The courts have not been actively involved in cases of intramural speech, and the doctrine in this area is especially unsettled. In 1976, for example, the Ninth Circuit heard a case of an assistant professor who was not reappointed after he declared that “this college is run by a jerk” at an Academic Senate meeting. That court thought that “momentary stridency” in faculty deliberations deserved some constitutional protection.
The courts could build on the logic of the AAUP and extend constitutional protection to intramural speech. That would require further treating professors as different than other government employees. Professorial speech regarding such matters as faculty hiring or curriculum design are so closely related to matters of teaching and scholarship that perhaps it should also fall under the Garcetti exception. If we are willing to take that step, can we take the further step of protecting intramural speech on such matters as the appropriate Covid response by colleges or campus policies regarding undergraduate-admission policies? That probably wouldn’t work, because ultimately courts are likely to think that such faculty speech is just “an employee grievance concerning internal office policy” that should be left to college officials to resolve.
The dissenting judge in Porter took a different approach, treating intramural speech the same as extramural speech. Speaking at a faculty meeting was not an employment duty, the dissenting judge thought, and thus should be treated as purely private speech, like a blog post. That does not seem like a sustainable path to take.

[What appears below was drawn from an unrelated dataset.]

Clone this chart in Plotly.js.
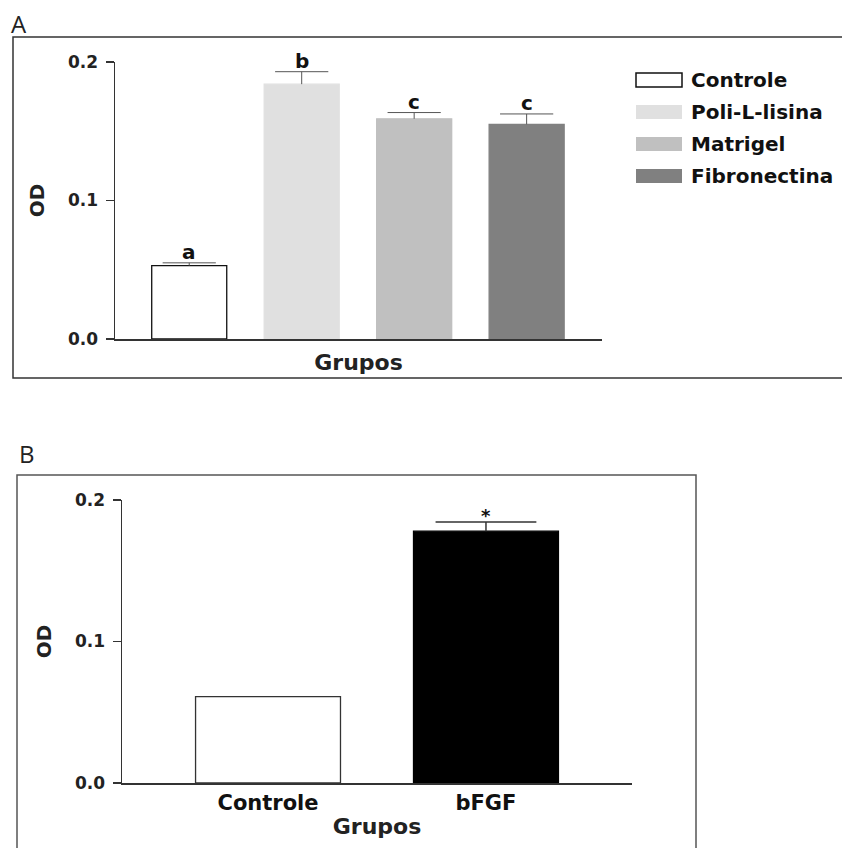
<!DOCTYPE html>
<html>
<head>
<meta charset="utf-8">
<script src="https://cdn.plot.ly/plotly-3.0.1.min.js"></script>
<style>html,body{margin:0;padding:0;background:#fff;}#chart{width:842px;height:848px;}</style>
</head>
<body>
<div id="chart"></div>
<script>
// ---- data (panel A) ----
const groupsA = ['Controle', 'Poli-L-lisina', 'Matrigel', 'Fibronectina'];
const odA = [0.053, 0.184, 0.159, 0.155];
const errA = [0.002, 0.009, 0.0045, 0.0075];
const lettersA = ['a', 'b', 'c', 'c'];
// ---- data (panel B) ----
const groupsB = ['Controle', 'bFGF'];
const odB = [0.061, 0.178];
const errB = [0, 0.0065];
const marksB = ['', '*'];
const yTicks = [0, 0.1, 0.2];
const yTitle = 'OD';
const xTitle = 'Grupos';
const panelLabels = ['A', 'B'];

// ---- styles ----
const W = 842, H = 848;
const px = x => x / W;
const py = y => 1 - y / H;
const fillA = ['#ffffff', '#e0e0e0', '#c0c0c0', '#808080'];
const edgeA = ['#111111', '#e0e0e0', '#c0c0c0', '#808080'];
const fillB = ['#ffffff', '#000000'];
const edgeB = ['#333333', '#000000'];
const boldFont = 'DejaVu Sans, Verdana, sans-serif';

const topA = odA.map((v, i) => v + errA[i]);
const topB = odB.map((v, i) => v + errB[i]);

const traces = [
  {
    type: 'bar', x: groupsA, y: odA, xaxis: 'x', yaxis: 'y', width: 0.667,
    marker: {color: fillA, line: {color: edgeA, width: 1.3}},
    error_y: {type: 'data', array: errA, arrayminus: errA.map(() => 0), symmetric: false,
              color: '#555', thickness: 1, width: 0},
    hoverinfo: 'x+y', showlegend: false
  },
  { // error bar caps (upper only)
    type: 'scatter', mode: 'markers', x: groupsA, y: topA, xaxis: 'x', yaxis: 'y',
    marker: {symbol: 'line-ew-open', size: 38, color: '#555', line: {color: '#555', width: 1}},
    hoverinfo: 'skip', showlegend: false
  },
  {
    type: 'bar', x: groupsB, y: odB, xaxis: 'x2', yaxis: 'y2', width: 0.665,
    marker: {color: fillB, line: {color: edgeB, width: 1.3}},
    error_y: {type: 'data', array: errB, arrayminus: errB.map(() => 0), symmetric: false,
              color: '#333', thickness: 1.5, width: 0},
    hoverinfo: 'x+y', showlegend: false
  },
  {
    type: 'scatter', mode: 'markers', x: groupsB.filter((g, i) => errB[i] > 0), y: topB.filter((v, i) => errB[i] > 0),
    xaxis: 'x2', yaxis: 'y2',
    marker: {symbol: 'line-ew-open', size: 72, color: '#333', line: {color: '#333', width: 1.5}},
    hoverinfo: 'skip', showlegend: false
  }
];

const yaxisCommon = {
  range: [0, 0.2], tickvals: yTicks, tickformat: '.1f',
  showline: true, linecolor: '#333', linewidth: 1.5, ticks: 'outside', ticklen: 8,
  tickcolor: '#333', tickwidth: 1.5, showgrid: false, zeroline: false, ticklabelstandoff: 4,
  tickfont: {family: boldFont, size: 17, color: '#222', weight: 'bold'},
  title: {text: yTitle, font: {family: boldFont, size: 20, color: '#222', weight: 'bold'}, standoff: 18}
};

const annotations = [];
groupsA.forEach((g, i) => annotations.push({
  xref: 'x', yref: 'y', x: g, y: topA[i], text: lettersA[i], showarrow: false,
  yanchor: 'bottom', yshift: -3,
  font: {family: boldFont, size: 20, color: '#111', weight: 'bold'}
}));
groupsB.forEach((g, i) => { if (marksB[i]) annotations.push({
  xref: 'x2', yref: 'y2', x: g, y: topB[i], text: marksB[i], showarrow: false,
  yanchor: 'bottom', yshift: -6,
  font: {family: boldFont, size: 18, color: '#111', weight: 'bold'}
}); });
annotations.push({xref: 'paper', yref: 'paper', x: px(9), y: py(23), xanchor: 'left', yanchor: 'middle',
  text: panelLabels[0], showarrow: false, font: {family: 'Open Sans, sans-serif', size: 24, color: '#222'}});
annotations.push({xref: 'paper', yref: 'paper', x: px(17), y: py(454), xanchor: 'left', yanchor: 'middle',
  text: panelLabels[1], showarrow: false, font: {family: 'Open Sans, sans-serif', size: 24, color: '#222'}});

// custom legend for panel A
const shapes = [
  {type: 'rect', xref: 'paper', yref: 'paper', x0: px(13), x1: 1.02, y0: py(378), y1: py(37),
   line: {color: '#333', width: 1.5}, fillcolor: 'rgba(0,0,0,0)', layer: 'below'},
  {type: 'rect', xref: 'paper', yref: 'paper', x0: px(17), x1: px(696), y0: -0.02, y1: py(475),
   line: {color: '#555', width: 1.5}, fillcolor: 'rgba(0,0,0,0)', layer: 'below'}
];
groupsA.forEach((g, i) => {
  const cy = 80 + 32 * i;
  shapes.push({type: 'rect', xref: 'paper', yref: 'paper', x0: px(636), x1: px(682), y0: py(cy + 7), y1: py(cy - 7),
    fillcolor: fillA[i], line: {color: i === 0 ? '#111' : fillA[i], width: i === 0 ? 1.5 : 0}});
  annotations.push({xref: 'paper', yref: 'paper', x: px(689), y: py(cy), xanchor: 'left', yanchor: 'middle',
    text: g, showarrow: false, font: {family: boldFont, size: 20, color: '#111', weight: 'bold'}});
});

const layout = {
  width: W, height: H, margin: {l: 0, r: 0, t: 0, b: 0},
  paper_bgcolor: '#fff', plot_bgcolor: 'rgba(0,0,0,0)', showlegend: false, bargap: 0,
  xaxis: {domain: [px(115), px(602)], range: [-0.66, 3.67], type: 'category', anchor: 'y',
    showline: true, linecolor: '#333', linewidth: 1.5, ticks: '', showticklabels: false, showgrid: false, zeroline: false,
    title: {text: xTitle, font: {family: boldFont, size: 22, color: '#222', weight: 'bold'}, standoff: 15}},
  yaxis: Object.assign({}, yaxisCommon, {domain: [py(339), py(62)], anchor: 'x'}),
  xaxis2: {domain: [px(122), px(632)], range: [-0.67, 1.67], type: 'category', anchor: 'y2',
    showline: true, linecolor: '#333', linewidth: 1.5, ticks: '', showgrid: false, zeroline: false,
    tickfont: {family: boldFont, size: 21, color: '#111', weight: 'bold'},
    title: {text: xTitle, font: {family: boldFont, size: 22, color: '#222', weight: 'bold'}, standoff: 5}},
  yaxis2: Object.assign({}, yaxisCommon, {domain: [py(783), py(500)], anchor: 'x2'}),
  shapes: shapes,
  annotations: annotations
};

Plotly.newPlot('chart', traces, layout, {displayModeBar: false, staticPlot: true});
</script>
</body>
</html>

The problem of intramural speech poses genuine challenges for existing First Amendment doctrine, but then again so do other types of speech by public-college professors. Properly protecting such speech will require judges to revisit the fundamental concerns of the Supreme Court’s academic-freedom cases of the 1950s and 1960s, and think through how the unique job responsibilities of professors will require some unique doctrinal solutions. If professors really are the “priests of our democracy,” as Justice Felix Frankfurter once asserted, then how they perform their duties will have some distinctive constitutional significance and require greater solicitude from the courts.
If intramural speech is beyond the protection of the First Amendment, the consequences for professors at public colleges and universities could be quite dire. Writing a “Dear Colleague” email expressing unpopular views about any number of professional matters could get you fired or otherwise sanctioned. Of course, state colleges could still choose to protect such speech through appropriately drafted academic-freedom policies, but as academic controversies become hot-button political issues, state political leaders might not be so willing to let those colleges shield such faculty speech.
The proper degree of protection for intramural speech is not an easy question for either academic-freedom principles or constitutional law, but if other judges follow the lead of the Fourth Circuit, professors should not expect much help from the courts.